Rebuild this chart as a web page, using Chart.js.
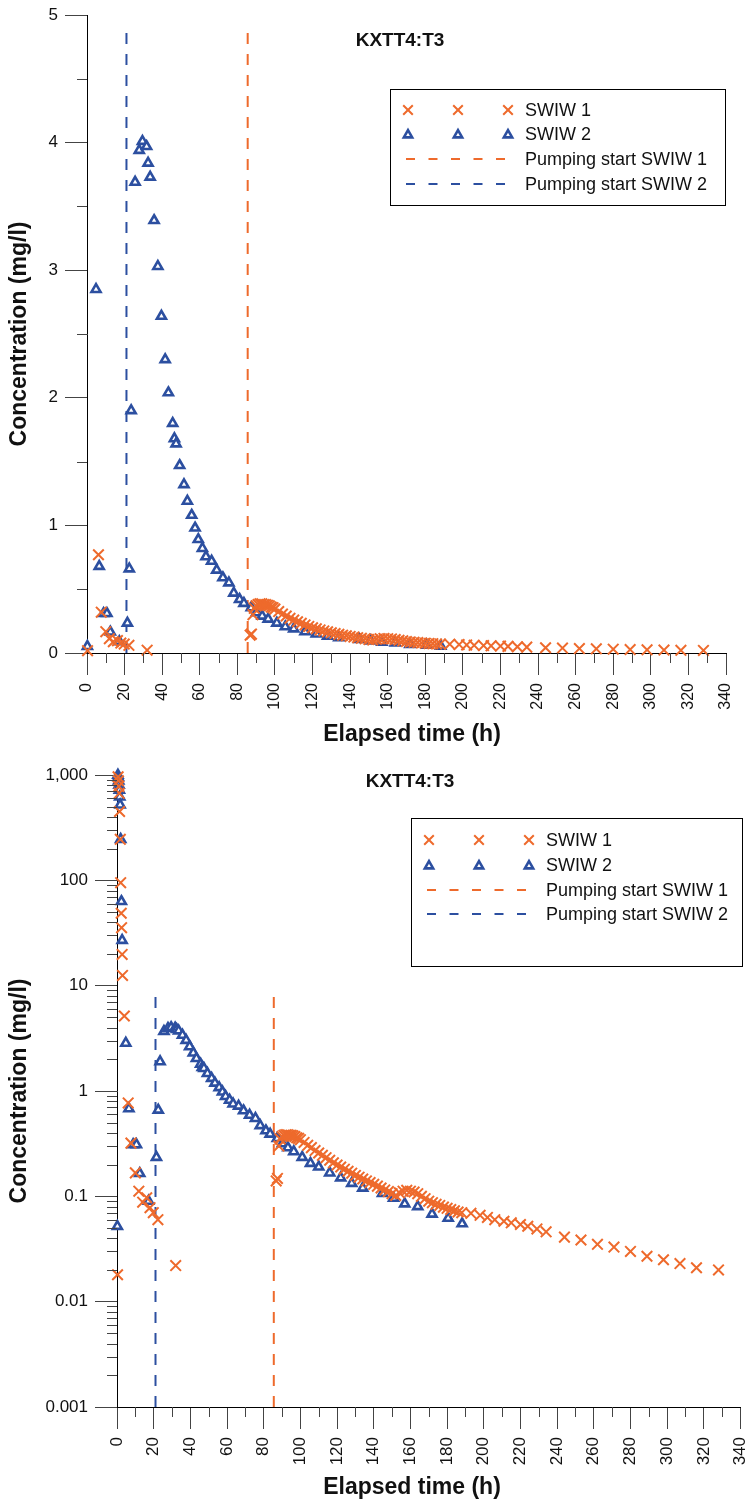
<!DOCTYPE html>
<html>
<head>
<meta charset="utf-8">
<script src="https://cdn.jsdelivr.net/npm/chart.js@4.4.0/dist/chart.umd.min.js"></script>
<style>
    body { margin: 0; background: #fff; }
    .panel { width: 750px; height: 753px; }
    canvas { display: block; }
</style>
</head>
<body>
<div class="panel"><canvas id="linChart" width="750" height="753"></canvas></div>
<div class="panel"><canvas id="logChart" width="750" height="753"></canvas></div>
<script>
// SWIW 1 samples: elapsed time (h) and concentration (mg/l)
const swiw1Time = [0.3, 0.6, 0.8, 1.0, 1.2, 1.4, 1.8, 2.0, 2.3, 2.5, 2.8, 3.0, 4.0, 6.1, 7.6, 10.0, 11.9, 14.0, 16.2, 18.0,
    19.8, 22.3, 32.0, 86.8, 87.5, 88.3, 89.0, 90, 91, 92, 93, 94, 95, 96, 97, 98, 99, 100, 102, 104,
    106, 108, 110, 112, 114, 116, 118, 120, 122, 124, 126, 128, 130, 132, 134, 136, 138, 140, 142, 144,
    146, 148, 150, 152, 154, 156, 158, 160, 162, 164, 166, 168, 170, 172, 174, 176, 178, 180, 182, 184,
    186, 188, 193, 198, 202, 206, 211, 215, 220, 224, 229, 234, 244, 253, 262, 271, 280, 289, 298, 307,
    316, 328];
const swiw1Conc = [0.018, 960, 880, 780, 670, 450, 245, 95, 48.7, 35.5, 19.8, 12.5, 5.15, 0.77, 0.32, 0.167, 0.112, 0.088, 0.097, 0.078,
    0.07, 0.06, 0.022, 0.14, 0.148, 0.30, 0.35, 0.37, 0.38, 0.385, 0.385, 0.38, 0.38, 0.375, 0.37, 0.36, 0.355, 0.345, 0.325, 0.305,
    0.29, 0.272, 0.258, 0.245, 0.233, 0.22, 0.208, 0.198, 0.19, 0.181, 0.173, 0.166, 0.158, 0.152, 0.146, 0.14, 0.135, 0.13, 0.125, 0.12,
    0.115, 0.111, 0.106, 0.102, 0.108, 0.112, 0.114, 0.112, 0.11, 0.106, 0.1, 0.095, 0.09, 0.087, 0.084, 0.082, 0.079, 0.077, 0.075, 0.073,
    0.071, 0.07, 0.069, 0.066, 0.063, 0.06, 0.058, 0.056, 0.054, 0.052, 0.049, 0.046, 0.041, 0.0385, 0.035, 0.033, 0.030, 0.027, 0.025, 0.023,
    0.021, 0.020];

// SWIW 2 samples
const swiw2Time = [0.2, 0.5, 0.7, 0.9, 1.1, 1.3, 1.5, 1.7, 2.0, 2.4, 2.8, 4.8, 6.5, 8.8, 10.6, 12.4, 17.2, 21.5, 22.5, 23.5,
    25.6, 27.8, 29.5, 31.7, 32.5, 33.6, 35.7, 37.7, 39.6, 41.6, 43.3, 45.6, 46.5, 47.4, 49.3, 51.6, 53.4, 55.7, 57.5, 59.2,
    61.4, 63.3, 66.3, 69.0, 72.3, 75.5, 78.1, 81.2, 83.5, 87.4, 90.2, 93.2, 96.4, 101, 105.5, 110, 116, 122, 128, 134,
    144.8, 150.8, 156.9, 164, 171.8, 180.6, 188.2];
const swiw2Conc = [0.052, 1000, 950, 880, 800, 720, 620, 520, 245, 63, 27, 2.85, 0.68, 0.31, 0.31, 0.165, 0.09, 0.235, 0.66, 1.9,
    3.69, 3.94, 4.01, 3.97, 3.84, 3.73, 3.39, 3.03, 2.64, 2.30, 2.04, 1.80, 1.68, 1.64, 1.47, 1.32, 1.19, 1.08, 0.98, 0.89,
    0.82, 0.755, 0.72, 0.65, 0.59, 0.55, 0.47, 0.42, 0.39, 0.355, 0.316, 0.29, 0.266, 0.235, 0.206, 0.19, 0.167, 0.15, 0.133, 0.12,
    0.107, 0.096, 0.085, 0.08, 0.068, 0.062, 0.055];

// pumping start times (h)
const pumpStart1 = 85.5;
const pumpStart2 = 21;

// axis ticks
const xTicks = [0, 20, 40, 60, 80, 100, 120, 140, 160, 180, 200, 220, 240, 260, 280, 300, 320, 340];
const linYTicks = [0, 1, 2, 3, 4, 5];
const logYTicks = [0.001, 0.01, 0.1, 1, 10, 100, 1000];
const logYLabels = ['0.001', '0.01', '0.1', '1', '10', '100', '1,000'];
const seriesNames = ['SWIW 1', 'SWIW 2', 'Pumping start SWIW 1', 'Pumping start SWIW 2'];
const plotTitle = 'KXTT4:T3';

const ORANGE = '#EE6A2C';
const BLUE = '#2C4FA0';
const FONT = "'Liberation Sans', Arial, Helvetica, sans-serif";

function points(times, values) {
    return times.map((t, i) => ({ x: t, y: values[i] }));
}

// minor tick positions between the labelled ones
const xMinor = xTicks.slice(0, -1).map(v => v + 10);
const linYMinor = linYTicks.slice(0, -1).map(v => v + 0.5);
const logYMinor = [];
logYTicks.slice(0, -1).forEach(d => {
    for (let k = 2; k <= 9; k++) logYMinor.push(d * k);
});

function drawCross(ctx, x, y, r) {
    ctx.beginPath();
    ctx.moveTo(x - r, y - r); ctx.lineTo(x + r, y + r);
    ctx.moveTo(x - r, y + r); ctx.lineTo(x + r, y - r);
    ctx.stroke();
}

function drawTriangle(ctx, x, y, r) {
    ctx.beginPath();
    ctx.moveTo(x, y - r);
    ctx.lineTo(x + r * 0.866, y + r * 0.5);
    ctx.lineTo(x - r * 0.866, y + r * 0.5);
    ctx.closePath();
    ctx.fill();
    ctx.stroke();
}

// short ticks at the half steps / log sub-decades
const minorTicks = {
    id: 'minorTicks',
    afterDraw(chart, args, opts) {
        const { ctx, chartArea } = chart;
        const { x, y } = chart.scales;
        ctx.save();
        ctx.strokeStyle = '#444';
        ctx.lineWidth = 1;
        ctx.beginPath();
        opts.x.forEach(v => {
            const px = Math.round(x.getPixelForValue(v)) + 0.5;
            ctx.moveTo(px, chartArea.bottom);
            ctx.lineTo(px, chartArea.bottom + opts.len);
        });
        opts.y.forEach(v => {
            const py = Math.round(y.getPixelForValue(v)) + 0.5;
            ctx.moveTo(chartArea.left - opts.len, py);
            ctx.lineTo(chartArea.left, py);
        });
        ctx.stroke();
        ctx.restore();
    }
};

// title, axis titles and the boxed key
const decorations = {
    id: 'decorations',
    afterDraw(chart, args, o) {
        const ctx = chart.ctx;
        ctx.save();
        ctx.fillStyle = '#111';
        ctx.textAlign = 'center';
        ctx.textBaseline = 'middle';
        ctx.font = 'bold 19px ' + FONT;
        ctx.fillText(plotTitle, o.title[0], o.title[1]);
        ctx.font = 'bold 23px ' + FONT;
        ctx.fillText('Elapsed time (h)', o.xTitle[0], o.xTitle[1]);
        ctx.save();
        ctx.translate(o.yTitle[0], o.yTitle[1]);
        ctx.rotate(-Math.PI / 2);
        ctx.fillText('Concentration (mg/l)', 0, 0);
        ctx.restore();

        // key frame
        const k = o.key;
        ctx.fillStyle = '#fff';
        ctx.fillRect(k.left, k.top, k.width, k.height);
        ctx.strokeStyle = '#000';
        ctx.lineWidth = 1;
        ctx.strokeRect(k.left + 0.5, k.top + 0.5, k.width, k.height);

        // marker rows
        ctx.lineWidth = 2;
        ctx.strokeStyle = ORANGE;
        k.marks.forEach(mx => drawCross(ctx, mx, k.rows[0], 4.8));
        ctx.strokeStyle = BLUE;
        ctx.fillStyle = '#fff';
        ctx.lineWidth = 2.6;
        k.marks.forEach(mx => drawTriangle(ctx, mx, k.rows[1] + 1, 4.8));

        // dashed rows
        ctx.lineWidth = 2;
        [ORANGE, BLUE].forEach((c, i) => {
            ctx.strokeStyle = c;
            ctx.beginPath();
            for (let d = 0; d < 5; d++) {
                const sx = k.dashStart + d * 22.5;
                ctx.moveTo(sx, k.rows[2 + i]);
                ctx.lineTo(sx + 9, k.rows[2 + i]);
            }
            ctx.stroke();
        });

        ctx.fillStyle = '#111';
        ctx.textAlign = 'left';
        ctx.font = '18px ' + FONT;
        seriesNames.forEach((name, i) => ctx.fillText(name, k.textX, k.rows[i] + 1));
        ctx.restore();
    }
};

function buildChart(canvasId, cfg) {
    const datasets = [
        {
            label: seriesNames[0],
            data: points(swiw1Time, swiw1Conc),
            pointStyle: 'crossRot',
            pointRadius: 7.5,
            pointBorderWidth: 2,
            borderColor: ORANGE,
            backgroundColor: ORANGE,
            showLine: false,
            clip: { left: 10, right: 10, top: cfg.clipTop, bottom: 10 }
        },
        {
            label: seriesNames[1],
            data: points(swiw2Time, swiw2Conc),
            pointStyle: 'triangle',
            pointRadius: 5.2,
            pointBorderWidth: 2.6,
            borderColor: BLUE,
            backgroundColor: '#fff',
            showLine: false,
            clip: { left: 10, right: 10, top: cfg.clipTop, bottom: 10 }
        },
        {
            type: 'line',
            label: seriesNames[2],
            data: [{ x: pumpStart1, y: cfg.yMin }, { x: pumpStart1, y: cfg.lineTop }],
            borderColor: ORANGE,
            borderWidth: 2,
            borderDash: [11, 10],
            pointRadius: 0
        },
        {
            type: 'line',
            label: seriesNames[3],
            data: [{ x: pumpStart2, y: cfg.yMin }, { x: pumpStart2, y: cfg.lineTop }],
            borderColor: BLUE,
            borderWidth: 2,
            borderDash: [11, 10],
            pointRadius: 0
        }
    ];

    return new Chart(document.getElementById(canvasId), {
        type: 'scatter',
        data: { datasets: datasets },
        options: {
            responsive: false,
            animation: false,
            events: [],
            layout: { padding: cfg.padding },
            scales: {
                x: {
                    type: 'linear',
                    min: 0,
                    max: 340,
                    afterBuildTicks: s => { s.ticks = xTicks.map(v => ({ value: v })); },
                    afterFit: s => {
                        s.height = cfg.xHeight;
                        s.paddingLeft = 0; s.paddingRight = 0;
                    },
                    ticks: {
                        minRotation: 90,
                        maxRotation: 90,
                        autoSkip: false,
                        padding: 8,
                        color: '#111',
                        font: { family: FONT, size: cfg.xFont },
                        callback: v => String(v)
                    },
                    grid: { display: true, drawOnChartArea: false, drawTicks: true, tickLength: 22, tickColor: '#444' },
                    border: { display: true, color: '#000', width: 1 }
                },
                y: {
                    type: cfg.yType,
                    min: cfg.yMin,
                    max: cfg.yMax,
                    afterBuildTicks: s => { s.ticks = cfg.yTicks.map(v => ({ value: v })); },
                    afterFit: s => {
                        s.width = cfg.yWidth;
                        s.paddingTop = 0; s.paddingBottom = 0;
                    },
                    ticks: {
                        padding: 7,
                        color: '#111',
                        font: { family: FONT, size: 17 },
                        callback: v => cfg.yLabels[cfg.yTicks.indexOf(v)]
                    },
                    grid: { display: true, drawOnChartArea: false, drawTicks: true, tickLength: 22, tickColor: '#444' },
                    border: { display: true, color: '#000', width: 1 }
                }
            },
            plugins: {
                legend: { display: false },
                tooltip: { enabled: false },
                minorTicks: { x: xMinor, y: cfg.yMinor, len: 10 },
                decorations: cfg.deco
            }
        },
        plugins: [minorTicks, decorations]
    });
}

// linear panel
buildChart('linChart', {
    yType: 'linear', yMin: 0, yMax: 5, lineTop: 4.9, clipTop: 0,
    yTicks: linYTicks, yLabels: linYTicks.map(String), yMinor: linYMinor,
    padding: { left: 0, top: 15, right: 24, bottom: 0 },
    yWidth: 87, xHeight: 100, xFont: 16,
    deco: {
        title: [400, 41], xTitle: [412, 735], yTitle: [20, 334],
        key: { left: 390, top: 89, width: 335, height: 116, rows: [110, 134, 159, 184],
               marks: [408, 458, 508], dashStart: 406, textX: 525 }
    }
});

// logarithmic panel
buildChart('logChart', {
    yType: 'logarithmic', yMin: 0.001, yMax: 1000, lineTop: 8, clipTop: 10,
    yTicks: logYTicks, yLabels: logYLabels, yMinor: logYMinor,
    padding: { left: 0, top: 22, right: 7, bottom: 0 },
    yWidth: 117, xHeight: 99, xFont: 17,
    deco: {
        title: [410, 29], xTitle: [412, 735], yTitle: [20, 338],
        key: { left: 411, top: 65, width: 331, height: 148, rows: [87, 112, 137, 161],
               marks: [429, 479, 529], dashStart: 427, textX: 546 }
    }
});
</script>
</body>
</html>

■ ■ ■

- **PROMPT**: Set the lines above down again, word for word, from the first through the one containing "0.021, 0.020];"; pictures excluded.

- **ANSWER TO THE TASK**:
Rebuild this chart as a web page, using Chart.js.
<!DOCTYPE html>
<html>
<head>
<meta charset="utf-8">
<script src="https://cdn.jsdelivr.net/npm/chart.js@4.4.0/dist/chart.umd.min.js"></script>
<style>
    body { margin: 0; background: #fff; }
    .panel { width: 750px; height: 753px; }
    canvas { display: block; }
</style>
</head>
<body>
<div class="panel"><canvas id="linChart" width="750" height="753"></canvas></div>
<div class="panel"><canvas id="logChart" width="750" height="753"></canvas></div>
<script>
// SWIW 1 samples: elapsed time (h) and concentration (mg/l)
const swiw1Time = [0.3, 0.6, 0.8, 1.0, 1.2, 1.4, 1.8, 2.0, 2.3, 2.5, 2.8, 3.0, 4.0, 6.1, 7.6, 10.0, 11.9, 14.0, 16.2, 18.0,
    19.8, 22.3, 32.0, 86.8, 87.5, 88.3, 89.0, 90, 91, 92, 93, 94, 95, 96, 97, 98, 99, 100, 102, 104,
    106, 108, 110, 112, 114, 116, 118, 120, 122, 124, 126, 128, 130, 132, 134, 136, 138, 140, 142, 144,
    146, 148, 150, 152, 154, 156, 158, 160, 162, 164, 166, 168, 170, 172, 174, 176, 178, 180, 182, 184,
    186, 188, 193, 198, 202, 206, 211, 215, 220, 224, 229, 234, 244, 253, 262, 271, 280, 289, 298, 307,
    316, 328];
const swiw1Conc = [0.018, 960, 880, 780, 670, 450, 245, 95, 48.7, 35.5, 19.8, 12.5, 5.15, 0.77, 0.32, 0.167, 0.112, 0.088, 0.097, 0.078,
    0.07, 0.06, 0.022, 0.14, 0.148, 0.30, 0.35, 0.37, 0.38, 0.385, 0.385, 0.38, 0.38, 0.375, 0.37, 0.36, 0.355, 0.345, 0.325, 0.305,
    0.29, 0.272, 0.258, 0.245, 0.233, 0.22, 0.208, 0.198, 0.19, 0.181, 0.173, 0.166, 0.158, 0.152, 0.146, 0.14, 0.135, 0.13, 0.125, 0.12,
    0.115, 0.111, 0.106, 0.102, 0.108, 0.112, 0.114, 0.112, 0.11, 0.106, 0.1, 0.095, 0.09, 0.087, 0.084, 0.082, 0.079, 0.077, 0.075, 0.073,
    0.071, 0.07, 0.069, 0.066, 0.063, 0.06, 0.058, 0.056, 0.054, 0.052, 0.049, 0.046, 0.041, 0.0385, 0.035, 0.033, 0.030, 0.027, 0.025, 0.023,
    0.021, 0.020];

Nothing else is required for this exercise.